• Your task: Leave out all pictures and give back precisely the lines from the line with "Generate a Python" to the line with "dom_y = [0.0, 0.968]", including those two lines.

• Entries with chart source code:
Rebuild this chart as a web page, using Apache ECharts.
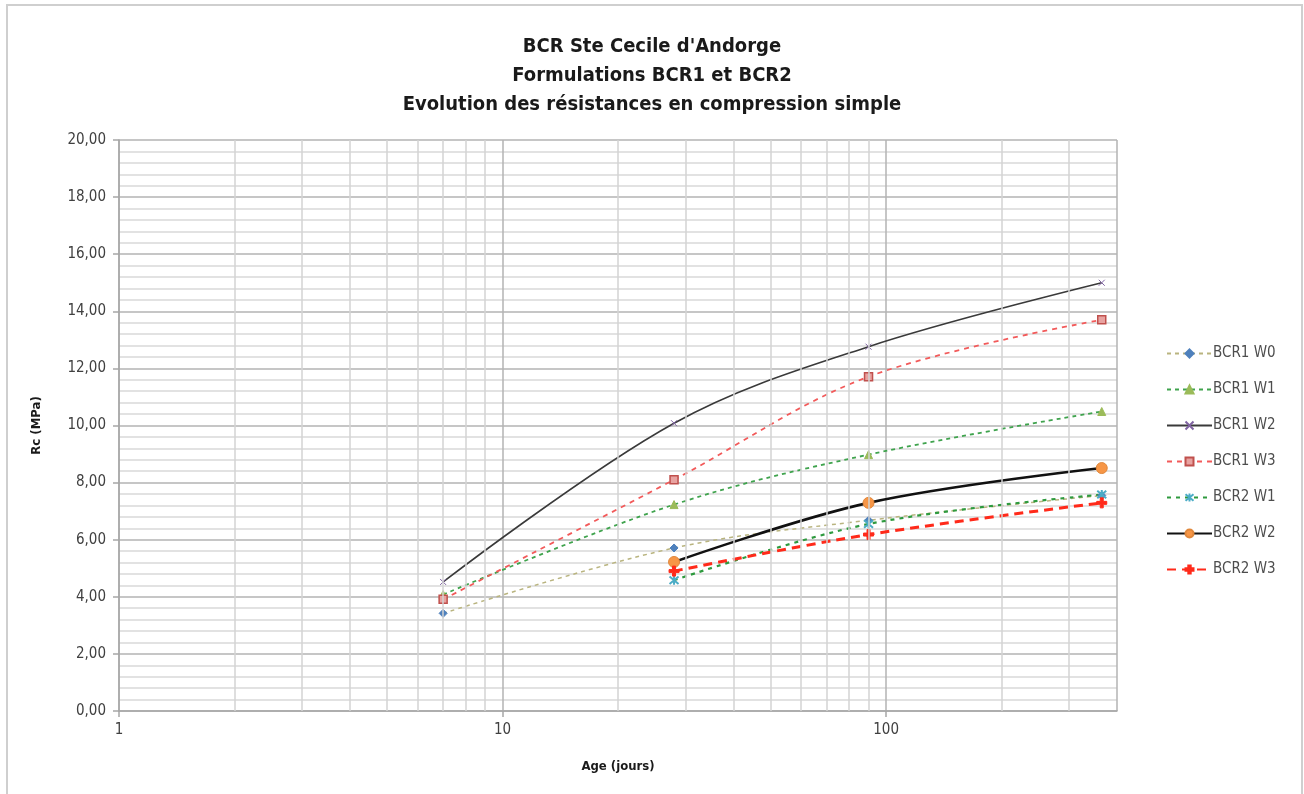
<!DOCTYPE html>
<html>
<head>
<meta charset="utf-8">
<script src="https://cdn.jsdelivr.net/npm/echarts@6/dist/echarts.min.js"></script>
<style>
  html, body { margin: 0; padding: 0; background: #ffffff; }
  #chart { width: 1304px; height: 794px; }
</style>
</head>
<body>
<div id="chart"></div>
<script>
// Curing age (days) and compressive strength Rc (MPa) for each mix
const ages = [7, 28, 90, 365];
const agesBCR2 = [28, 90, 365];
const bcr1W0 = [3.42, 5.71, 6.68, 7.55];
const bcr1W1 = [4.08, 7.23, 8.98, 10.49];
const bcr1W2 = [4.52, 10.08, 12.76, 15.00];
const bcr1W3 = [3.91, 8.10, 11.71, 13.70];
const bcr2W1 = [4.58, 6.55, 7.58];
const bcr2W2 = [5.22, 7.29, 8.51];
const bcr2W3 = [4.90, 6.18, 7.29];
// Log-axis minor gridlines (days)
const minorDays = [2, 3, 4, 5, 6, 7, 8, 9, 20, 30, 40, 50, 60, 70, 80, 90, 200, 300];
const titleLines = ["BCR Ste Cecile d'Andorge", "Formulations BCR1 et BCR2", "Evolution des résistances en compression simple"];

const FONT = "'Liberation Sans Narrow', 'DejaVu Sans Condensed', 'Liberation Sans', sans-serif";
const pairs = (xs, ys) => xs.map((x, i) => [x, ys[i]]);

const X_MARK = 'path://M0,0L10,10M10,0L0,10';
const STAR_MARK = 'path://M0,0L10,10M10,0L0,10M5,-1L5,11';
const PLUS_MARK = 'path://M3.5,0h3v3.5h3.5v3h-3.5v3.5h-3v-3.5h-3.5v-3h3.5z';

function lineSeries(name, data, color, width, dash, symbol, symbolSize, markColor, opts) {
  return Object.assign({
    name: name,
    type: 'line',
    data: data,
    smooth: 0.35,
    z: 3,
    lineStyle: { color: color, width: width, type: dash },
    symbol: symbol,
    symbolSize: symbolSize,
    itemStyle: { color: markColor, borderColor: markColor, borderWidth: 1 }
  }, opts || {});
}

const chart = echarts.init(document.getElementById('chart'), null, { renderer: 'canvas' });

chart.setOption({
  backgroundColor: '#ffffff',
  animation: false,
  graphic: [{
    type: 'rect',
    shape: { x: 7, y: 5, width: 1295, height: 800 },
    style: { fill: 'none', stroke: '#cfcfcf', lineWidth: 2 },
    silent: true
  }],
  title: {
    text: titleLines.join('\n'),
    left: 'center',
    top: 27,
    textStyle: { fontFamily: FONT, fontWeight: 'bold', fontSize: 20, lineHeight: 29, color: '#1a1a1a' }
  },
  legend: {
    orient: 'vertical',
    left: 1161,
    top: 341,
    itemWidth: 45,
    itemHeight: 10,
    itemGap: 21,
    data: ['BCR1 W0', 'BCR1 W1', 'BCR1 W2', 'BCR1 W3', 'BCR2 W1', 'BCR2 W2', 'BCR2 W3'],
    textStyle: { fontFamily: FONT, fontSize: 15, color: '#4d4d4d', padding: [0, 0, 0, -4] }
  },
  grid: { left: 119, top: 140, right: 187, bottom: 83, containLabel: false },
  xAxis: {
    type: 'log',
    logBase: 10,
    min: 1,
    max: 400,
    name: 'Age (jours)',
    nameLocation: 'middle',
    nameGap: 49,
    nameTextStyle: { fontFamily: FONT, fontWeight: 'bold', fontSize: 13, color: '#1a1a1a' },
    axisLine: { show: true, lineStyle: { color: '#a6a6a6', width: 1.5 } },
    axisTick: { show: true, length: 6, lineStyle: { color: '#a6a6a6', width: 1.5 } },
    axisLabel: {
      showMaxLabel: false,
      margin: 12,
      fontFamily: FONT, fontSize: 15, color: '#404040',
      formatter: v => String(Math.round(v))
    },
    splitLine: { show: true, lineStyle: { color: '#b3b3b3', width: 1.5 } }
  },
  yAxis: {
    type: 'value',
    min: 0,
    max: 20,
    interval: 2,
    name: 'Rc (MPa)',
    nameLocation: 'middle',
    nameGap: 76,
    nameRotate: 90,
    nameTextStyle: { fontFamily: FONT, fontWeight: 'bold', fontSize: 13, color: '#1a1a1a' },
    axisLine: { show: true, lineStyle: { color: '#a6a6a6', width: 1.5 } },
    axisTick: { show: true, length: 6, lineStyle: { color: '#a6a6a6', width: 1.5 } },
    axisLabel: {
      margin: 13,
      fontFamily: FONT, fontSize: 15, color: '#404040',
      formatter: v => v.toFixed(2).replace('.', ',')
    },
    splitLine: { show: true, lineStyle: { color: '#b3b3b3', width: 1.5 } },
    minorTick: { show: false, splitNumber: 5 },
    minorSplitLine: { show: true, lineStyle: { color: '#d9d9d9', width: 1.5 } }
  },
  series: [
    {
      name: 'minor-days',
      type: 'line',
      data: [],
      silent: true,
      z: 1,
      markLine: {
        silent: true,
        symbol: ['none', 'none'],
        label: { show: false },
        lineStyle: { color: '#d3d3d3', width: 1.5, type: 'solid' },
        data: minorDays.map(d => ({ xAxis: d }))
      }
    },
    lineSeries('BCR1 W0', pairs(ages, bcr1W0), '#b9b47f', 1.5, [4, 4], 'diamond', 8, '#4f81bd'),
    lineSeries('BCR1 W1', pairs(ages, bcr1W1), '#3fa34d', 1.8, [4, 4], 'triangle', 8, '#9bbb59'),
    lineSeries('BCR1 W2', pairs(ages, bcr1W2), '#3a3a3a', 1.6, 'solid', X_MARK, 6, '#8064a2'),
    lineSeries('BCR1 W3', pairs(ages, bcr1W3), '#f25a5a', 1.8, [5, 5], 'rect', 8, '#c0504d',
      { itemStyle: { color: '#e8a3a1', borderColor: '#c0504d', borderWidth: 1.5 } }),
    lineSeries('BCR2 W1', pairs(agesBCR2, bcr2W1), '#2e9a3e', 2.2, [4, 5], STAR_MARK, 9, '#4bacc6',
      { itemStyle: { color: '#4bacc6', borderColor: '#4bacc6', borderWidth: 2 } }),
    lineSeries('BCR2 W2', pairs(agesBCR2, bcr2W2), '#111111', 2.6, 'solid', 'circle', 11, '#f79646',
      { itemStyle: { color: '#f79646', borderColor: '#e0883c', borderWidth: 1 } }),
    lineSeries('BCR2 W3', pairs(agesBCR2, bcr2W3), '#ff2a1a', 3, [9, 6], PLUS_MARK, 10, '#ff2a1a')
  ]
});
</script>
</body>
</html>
--
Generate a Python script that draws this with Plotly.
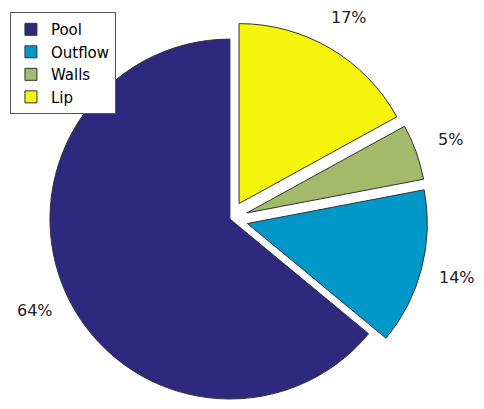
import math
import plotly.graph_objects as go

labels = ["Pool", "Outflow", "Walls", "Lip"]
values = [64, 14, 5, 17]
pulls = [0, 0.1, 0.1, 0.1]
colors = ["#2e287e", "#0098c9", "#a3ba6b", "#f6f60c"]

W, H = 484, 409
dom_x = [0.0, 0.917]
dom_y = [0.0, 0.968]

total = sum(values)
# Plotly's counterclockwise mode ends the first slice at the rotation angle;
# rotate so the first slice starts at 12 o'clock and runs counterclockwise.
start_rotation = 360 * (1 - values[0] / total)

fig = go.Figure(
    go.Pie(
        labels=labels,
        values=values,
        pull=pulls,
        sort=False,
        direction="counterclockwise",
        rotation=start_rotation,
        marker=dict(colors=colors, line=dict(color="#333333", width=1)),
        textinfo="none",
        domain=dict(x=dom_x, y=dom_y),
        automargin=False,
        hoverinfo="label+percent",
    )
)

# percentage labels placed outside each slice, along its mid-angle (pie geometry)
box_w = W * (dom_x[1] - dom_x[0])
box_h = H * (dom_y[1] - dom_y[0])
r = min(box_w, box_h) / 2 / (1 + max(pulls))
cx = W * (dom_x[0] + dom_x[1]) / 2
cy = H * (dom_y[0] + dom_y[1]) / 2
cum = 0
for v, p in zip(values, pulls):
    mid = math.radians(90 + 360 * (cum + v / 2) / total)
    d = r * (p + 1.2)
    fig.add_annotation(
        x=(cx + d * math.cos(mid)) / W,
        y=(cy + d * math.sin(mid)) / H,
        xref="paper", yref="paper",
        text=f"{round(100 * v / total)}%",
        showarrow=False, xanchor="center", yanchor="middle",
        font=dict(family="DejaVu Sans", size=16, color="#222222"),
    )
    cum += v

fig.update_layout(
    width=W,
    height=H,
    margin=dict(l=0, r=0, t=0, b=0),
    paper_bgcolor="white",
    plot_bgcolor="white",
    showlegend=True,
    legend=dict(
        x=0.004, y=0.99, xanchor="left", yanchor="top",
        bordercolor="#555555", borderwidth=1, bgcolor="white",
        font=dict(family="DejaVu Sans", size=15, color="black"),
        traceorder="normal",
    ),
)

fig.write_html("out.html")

• Response:
Generate a Python script that draws this with Plotly.
import math
import plotly.graph_objects as go

labels = ["Pool", "Outflow", "Walls", "Lip"]
values = [64, 14, 5, 17]
pulls = [0, 0.1, 0.1, 0.1]
colors = ["#2e287e", "#0098c9", "#a3ba6b", "#f6f60c"]

W, H = 484, 409
dom_x = [0.0, 0.917]
dom_y = [0.0, 0.968]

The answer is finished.